▸ Your task: Print exactly the lines from the first one down to the line containing "10000, 12000, 14000];", both ends included, with no pictures and nothing else.

Entries with chart source code
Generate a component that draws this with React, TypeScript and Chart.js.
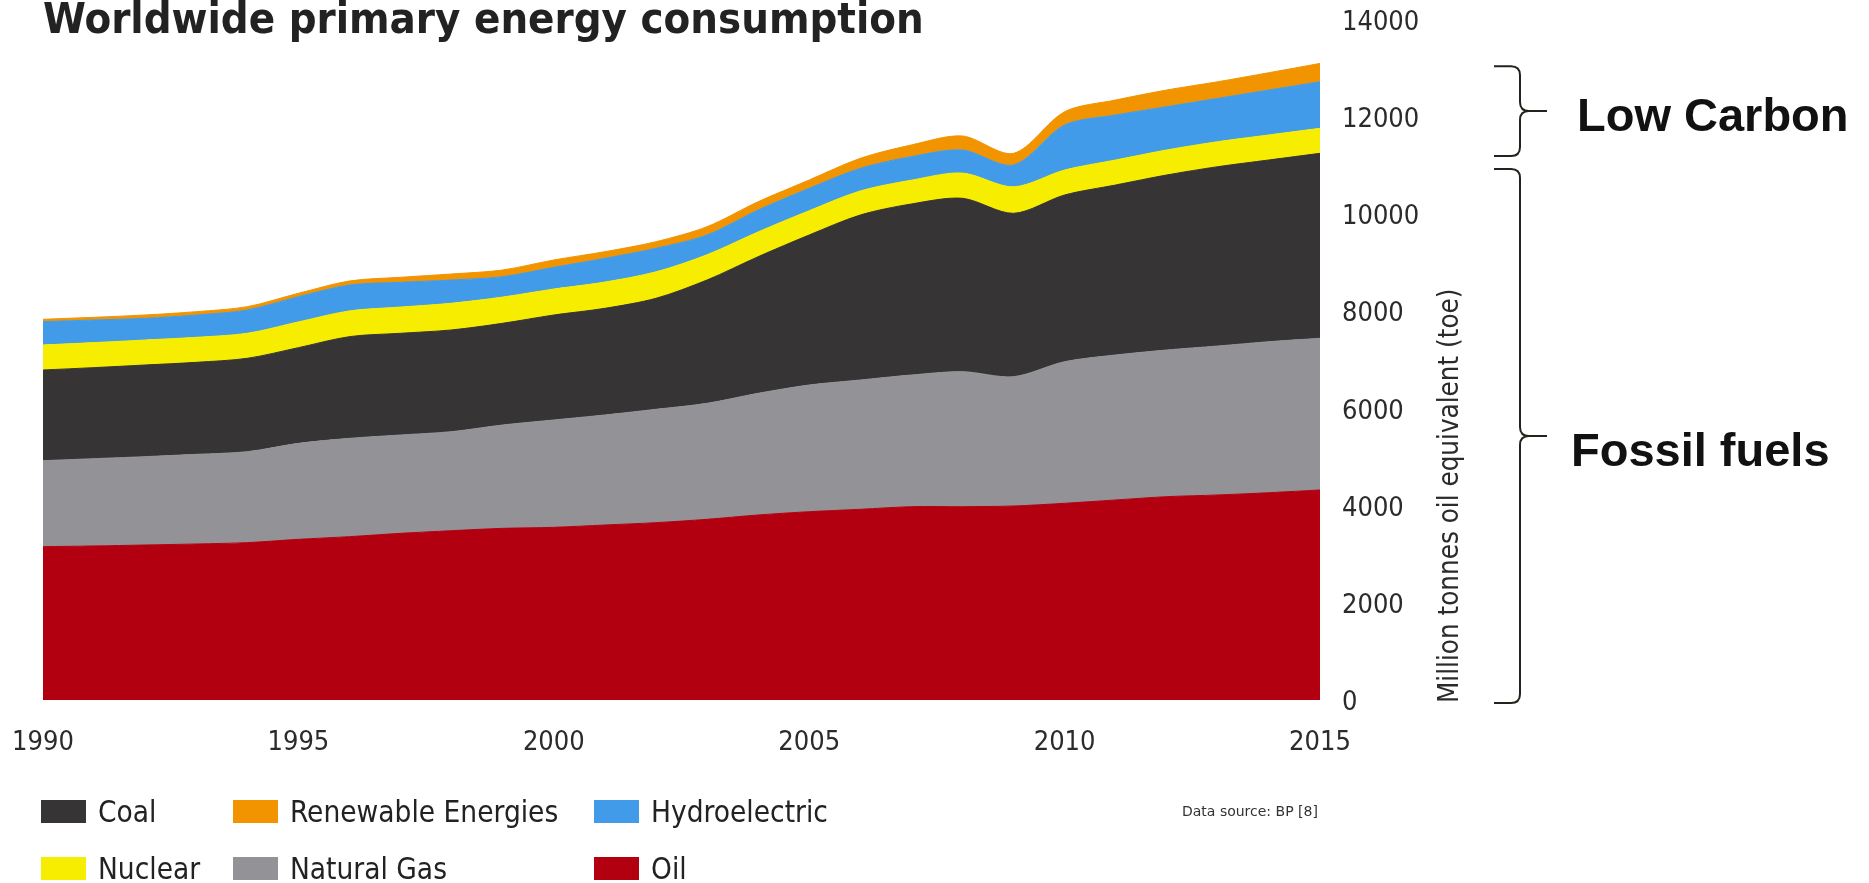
import React, { useEffect, useRef } from 'react';
import { Chart, registerables } from 'chart.js';

Chart.register(...registerables);

// ---------------- data ----------------
const years = [
  1990, 1991, 1992, 1993, 1994, 1995, 1996, 1997, 1998, 1999, 2000, 2001, 2002,
  2003, 2004, 2005, 2006, 2007, 2008, 2009, 2010, 2011, 2012, 2013, 2014, 2015,
];
const xTickLabels = ['1990', '1995', '2000', '2005', '2010', '2015'];
const yTickValues = [0, 2000, 4000, 6000, 8000, 10000, 12000, 14000];

const oil = [3157, 3171, 3191, 3212, 3240, 3308, 3363, 3431, 3486, 3534, 3555, 3603, 3651, 3720, 3809, 3877, 3926, 3980, 3980, 3994, 4050, 4118, 4186, 4221, 4268, 4324];
const naturalGas = [1770, 1798, 1819, 1846, 1872, 1976, 2024, 2025, 2039, 2128, 2210, 2265, 2334, 2388, 2505, 2608, 2662, 2711, 2780, 2663, 2915, 2985, 3020, 3067, 3109, 3122];
const coal = [1867, 1874, 1887, 1894, 1923, 1970, 2094, 2094, 2094, 2094, 2161, 2196, 2285, 2539, 2813, 3089, 3397, 3521, 3569, 3363, 3432, 3500, 3603, 3692, 3741, 3809];
const nuclear = [515, 515, 515, 515, 515, 530, 530, 540, 550, 540, 535, 540, 545, 520, 510, 500, 495, 490, 520, 545, 515, 515, 515, 515, 515, 515];
const hydroelectric = [480, 466, 446, 459, 480, 520, 533, 510, 478, 420, 447, 490, 485, 407, 451, 461, 466, 485, 475, 450, 926, 926, 892, 892, 926, 959];
const renewables = [49, 55, 69, 69, 68, 69, 83, 103, 124, 137, 151, 136, 136, 171, 171, 171, 206, 240, 288, 240, 274, 309, 343, 342, 356, 377];

const seriesNames = ['Oil', 'Natural Gas', 'Coal', 'Nuclear', 'Hydroelectric', 'Renewable Energies'];
const seriesValues = [oil, naturalGas, coal, nuclear, hydroelectric, renewables];
const seriesColors = ['#B20010', '#939297', '#373435', '#F6ED00', '#429BE8', '#F29400'];
const legendRows = [
  ['Coal', 'Renewable Energies', 'Hydroelectric'],
  ['Nuclear', 'Natural Gas', 'Oil'],
];

const TITLE = 'Worldwide primary energy consumption';
const Y_TITLE = 'Million tonnes oil equivalent (toe)';
const SOURCE = 'Data source: BP [8]';

// ---------------- layout ----------------
const W = 1869;
const H = 883;
const COND = '"DejaVu Sans Condensed", "DejaVu Sans", sans-serif';

function brace(ctx: CanvasRenderingContext2D, xL: number, xV: number, xTip: number, top: number, bottom: number) {
  const mid = (top + bottom) / 2;
  const r = 9;
  ctx.beginPath();
  ctx.moveTo(xL, top);
  ctx.lineTo(xV - r, top);
  ctx.quadraticCurveTo(xV, top, xV, top + r);
  ctx.lineTo(xV, mid - r);
  ctx.quadraticCurveTo(xV, mid, xV + r, mid);
  ctx.lineTo(xTip, mid);
  ctx.moveTo(xV + r, mid);
  ctx.quadraticCurveTo(xV, mid, xV, mid + r);
  ctx.lineTo(xV, bottom - r);
  ctx.quadraticCurveTo(xV, bottom, xV - r, bottom);
  ctx.lineTo(xL, bottom);
  ctx.stroke();
  return mid;
}

const decorations = {
  id: 'decorations',
  afterDraw(chart: any) {
    const { ctx, chartArea, scales } = chart;
    const ys = scales.y;
    ctx.save();

    // title (fit to original width)
    ctx.fillStyle = '#222222';
    let size = 40;
    ctx.font = `bold ${size}px ${COND}`;
    size = (size * 881) / ctx.measureText(TITLE).width;
    ctx.font = `bold ${size}px ${COND}`;
    ctx.textAlign = 'left';
    ctx.textBaseline = 'alphabetic';
    ctx.fillText(TITLE, chartArea.left, 33);

    // y-axis title, reading bottom to top
    ctx.save();
    ctx.translate(chartArea.right + 131, chartArea.bottom + 3);
    ctx.rotate(-Math.PI / 2);
    ctx.font = `27.5px ${COND}`;
    ctx.fillStyle = '#2b2b2b';
    ctx.textAlign = 'left';
    ctx.textBaseline = 'middle';
    ctx.fillText(Y_TITLE, 0, 0);
    ctx.restore();

    // braces
    ctx.strokeStyle = '#23231c';
    ctx.lineWidth = 2;
    const xL = chartArea.right + 174;
    const xV = chartArea.right + 200;
    const xTip = chartArea.right + 227;
    const midLow = brace(ctx, xL, xV, xTip, ys.getPixelForValue(13050), ys.getPixelForValue(11200));
    const midFossil = brace(ctx, xL, xV, xTip, ys.getPixelForValue(10930), ys.getPixelForValue(-60));
    ctx.fillStyle = '#111111';
    ctx.font = 'bold 47px "Liberation Sans", Arial, sans-serif';
    ctx.textBaseline = 'middle';
    ctx.fillText('Low Carbon', chartArea.right + 257, midLow + 7);
    ctx.fillText('Fossil fuels', chartArea.right + 251, midFossil + 17);

    // legend
    const colX = [41, 233, 594];
    const rowY = [800, 857];
    ctx.font = `29.5px ${COND}`;
    ctx.textBaseline = 'alphabetic';
    legendRows.forEach((row, r) => {
      row.forEach((name, c) => {
        const color = seriesColors[seriesNames.indexOf(name)];
        ctx.fillStyle = color;
        ctx.fillRect(colX[c], rowY[r], 45, 23);
        ctx.fillStyle = '#222222';
        ctx.fillText(name, colX[c] + 57, rowY[r] + 22);
      });
    });

    // source
    ctx.font = '14px "DejaVu Sans", sans-serif';
    ctx.fillStyle = '#333333';
    ctx.fillText(SOURCE, 1182, 816);

    ctx.restore();
  },
};

export default function App() {
  const ref = useRef<HTMLCanvasElement>(null);

  useEffect(() => {
    document.body.style.margin = '0';
    const canvas = ref.current;
    if (!canvas) return;

    const datasets = seriesNames.map((name, i) => ({
      label: name,
      data: seriesValues[i],
      backgroundColor: seriesColors[i],
      borderColor: seriesColors[i],
      borderWidth: 1,
      pointRadius: 0,
      tension: 0.3,
      fill: i === 0 ? 'origin' : '-1',
    }));

    const chart = new Chart(canvas, {
      type: 'line',
      data: { labels: years.map(String), datasets },
      plugins: [decorations],
      options: {
        responsive: false,
        animation: false,
        layout: { padding: { left: 43, top: 20, right: 0, bottom: 0 } },
        plugins: {
          legend: { display: false },
          tooltip: { enabled: false },
        },
        scales: {
          x: {
            type: 'category',
            offset: false,
            grid: { display: false, drawTicks: false },
            border: { display: false },
            ticks: {
              autoSkip: false,
              maxRotation: 0,
              minRotation: 0,
              padding: 27,
              color: '#2b2b2b',
              font: { family: COND, size: 27 },
              callback: (_v: any, index: number) => {
                const lab = String(years[index]);
                return xTickLabels.includes(lab) ? lab : '';
              },
            },
            afterFit: (s: any) => {
              s.height = H - 700;
              s.paddingLeft = 0;
              s.paddingRight = 0;
              s.paddingTop = 0;
              s.paddingBottom = 0;
            },
          },
          y: {
            position: 'right',
            stacked: true,
            min: 0,
            max: 14000,
            grid: { display: false, drawTicks: false },
            border: { display: false },
            afterBuildTicks: (s: any) => {
              s.ticks = yTickValues.map((v) => ({ value: v }));
            },
            ticks: {
              padding: 22,
              labelOffset: 3,
              color: '#2b2b2b',
              font: { family: COND, size: 27 },
              callback: (v: any) => String(v),
            },
            afterFit: (s: any) => {
              s.width = W - 1320;
              s.paddingLeft = 0;
              s.paddingRight = 0;
              s.paddingTop = 0;
              s.paddingBottom = 0;
            },
          },
        },
      },
    } as any);

    return () => chart.destroy();
  }, []);

  return <canvas ref={ref} width={W} height={H} style={{ display: 'block', width: W, height: H }} />;
}
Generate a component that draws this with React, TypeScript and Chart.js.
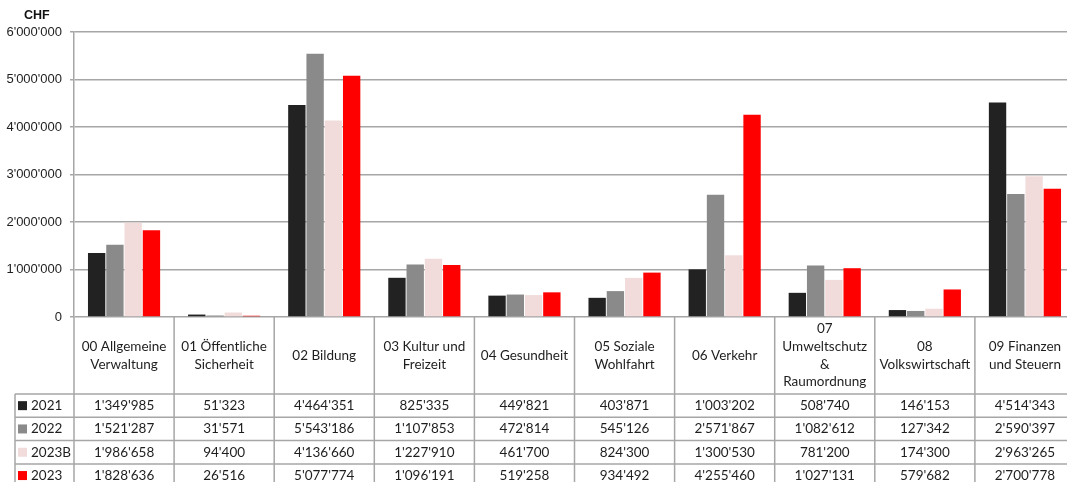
import React, { useEffect, useRef } from "react";
import { Chart, registerables } from "chart.js";

Chart.register(...registerables);

const categories: string[][] = [
  ["00 Allgemeine", "Verwaltung"],
  ["01 Öffentliche", "Sicherheit"],
  ["02 Bildung"],
  ["03 Kultur und", "Freizeit"],
  ["04 Gesundheit"],
  ["05 Soziale", "Wohlfahrt"],
  ["06 Verkehr"],
  ["07", "Umweltschutz", "&", "Raumordnung"],
  ["08", "Volkswirtschaft"],
  ["09 Finanzen", "und Steuern"],
];

const seriesNames = ["2021", "2022", "2023B", "2023"];
const v2021 = [1349985, 51323, 4464351, 825335, 449821, 403871, 1003202, 508740, 146153, 4514343];
const v2022 = [1521287, 31571, 5543186, 1107853, 472814, 545126, 2571867, 1082612, 127342, 2590397];
const v2023B = [1986658, 94400, 4136660, 1227910, 461700, 824300, 1300530, 781200, 174300, 2963265];
const v2023 = [1828636, 26516, 5077774, 1096191, 519258, 934492, 4255460, 1027131, 579682, 2700778];
const seriesColors = ["#222222", "#8a8a8a", "#f2dcdb", "#ff0000"];
const yTicks = [0, 1000000, 2000000, 3000000, 4000000, 5000000, 6000000];

const fmt = (v: number) => String(Math.round(v)).replace(/\B(?=(\d{3})+(?!\d))/g, "'");

const LINE = "#a6a6a6";
const TEXT = "#1e1e1e";
const TFONT = "13.5px Lato";

const tablePlugin = {
  id: "dataTable",
  afterDraw(chart: any) {
    const ctx: CanvasRenderingContext2D = chart.ctx;
    const xs = chart.scales.x;
    const area = chart.chartArea;
    const n = categories.length;
    const step = xs.getPixelForValue(1) - xs.getPixelForValue(0);
    const left = xs.getPixelForValue(0) - step / 2;
    const bounds: number[] = [];
    for (let i = 0; i <= n; i++) bounds.push(left + i * step);
    const right = bounds[n];
    const bottom = chart.height;
    const headerBottom = area.bottom + 77;
    const rowH = 23.3;
    const legendLeft = 15;
    const datasets = chart.data.datasets;

    ctx.save();
    // CHF label
    ctx.fillStyle = "#111";
    ctx.font = "bold 12.5px 'Liberation Sans'";
    ctx.textAlign = "left";
    ctx.textBaseline = "middle";
    ctx.fillText("CHF", 24, 16);

    ctx.strokeStyle = LINE;
    ctx.lineWidth = 1.5;
    // vertical lines
    for (let i = 0; i <= n; i++) {
      ctx.beginPath();
      ctx.moveTo(bounds[i], area.bottom);
      ctx.lineTo(bounds[i], bottom);
      ctx.stroke();
    }
    ctx.beginPath();
    ctx.moveTo(legendLeft, headerBottom);
    ctx.lineTo(legendLeft, bottom);
    ctx.stroke();
    // horizontal lines
    for (let r = 0; r <= datasets.length; r++) {
      const y = headerBottom + r * rowH;
      ctx.beginPath();
      ctx.moveTo(legendLeft, y);
      ctx.lineTo(right, y);
      ctx.stroke();
    }

    // header labels
    ctx.fillStyle = TEXT;
    ctx.font = TFONT;
    ctx.textAlign = "center";
    ctx.textBaseline = "middle";
    const lh = 17.6;
    const hc = (area.bottom + headerBottom) / 2;
    categories.forEach((lines, i) => {
      const cx = (bounds[i] + bounds[i + 1]) / 2;
      const y0 = hc - ((lines.length - 1) * lh) / 2;
      lines.forEach((t, k) => ctx.fillText(t, cx, y0 + k * lh));
    });

    // rows
    datasets.forEach((ds: any, r: number) => {
      const cy = headerBottom + r * rowH + rowH / 2;
      ctx.fillStyle = ds.backgroundColor;
      ctx.fillRect(18, cy - 4.5, 9, 9);
      ctx.fillStyle = TEXT;
      ctx.textAlign = "left";
      ctx.fillText(ds.label, 31, cy);
      ctx.textAlign = "center";
      ds.data.forEach((v: number, i: number) => {
        ctx.fillText(fmt(v), (bounds[i] + bounds[i + 1]) / 2, cy);
      });
    });
    ctx.restore();
  },
};

export default function App() {
  const ref = useRef<HTMLCanvasElement | null>(null);
  useEffect(() => {
    if (!ref.current) return;
    const values = [v2021, v2022, v2023B, v2023];
    const chart = new Chart(ref.current, {
      type: "bar",
      data: {
        labels: categories,
        datasets: seriesNames.map((name, i) => ({
          label: name,
          data: values[i],
          backgroundColor: seriesColors[i],
          borderWidth: 0,
          barPercentage: 0.95,
          categoryPercentage: 0.73,
        })),
      },
      options: {
        animation: false,
        responsive: false,
        devicePixelRatio: window.devicePixelRatio || 1,
        layout: { padding: { top: 32, bottom: 165, left: 0, right: 5 } },
        plugins: {
          legend: { display: false },
          tooltip: { enabled: false },
          title: { display: false },
        },
        scales: {
          x: { display: false },
          y: {
            min: 0,
            max: 6000000,
            afterBuildTicks: (s: any) => {
              s.ticks = yTicks.map((v) => ({ value: v }));
            },
            afterFit: (s: any) => {
              s.width = 74;
            },
            ticks: {
              callback: (v: any) => fmt(Number(v)),
              font: { family: "'Liberation Sans'", size: 13 },
              color: TEXT,
              padding: 8,
            },
            grid: { color: LINE, lineWidth: 1.5, tickLength: 4 },
            border: { color: LINE, width: 1.5 },
          },
        },
      },
      plugins: [tablePlugin],
    });
    return () => chart.destroy();
  }, []);
  return (
    <div
      style={{
        position: "fixed",
        left: 0,
        top: 0,
        width: 1067,
        height: 482,
        overflow: "hidden",
        background: "#fff",
      }}
    >
      <canvas ref={ref} width={1080} height={482} style={{ display: "block", width: 1080, height: 482 }} />
    </div>
  );
}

▸ Answer below:
Generate a component that draws this with React, TypeScript and Chart.js.
import React, { useEffect, useRef } from 'react';
import { Chart, registerables } from 'chart.js';

Chart.register(...registerables);

// ---------------- data ----------------
const years = [
  1990, 1991, 1992, 1993, 1994, 1995, 1996, 1997, 1998, 1999, 2000, 2001, 2002,
  2003, 2004, 2005, 2006, 2007, 2008, 2009, 2010, 2011, 2012, 2013, 2014, 2015,
];
const xTickLabels = ['1990', '1995', '2000', '2005', '2010', '2015'];
const yTickValues = [0, 2000, 4000, 6000, 8000, 10000, 12000, 14000];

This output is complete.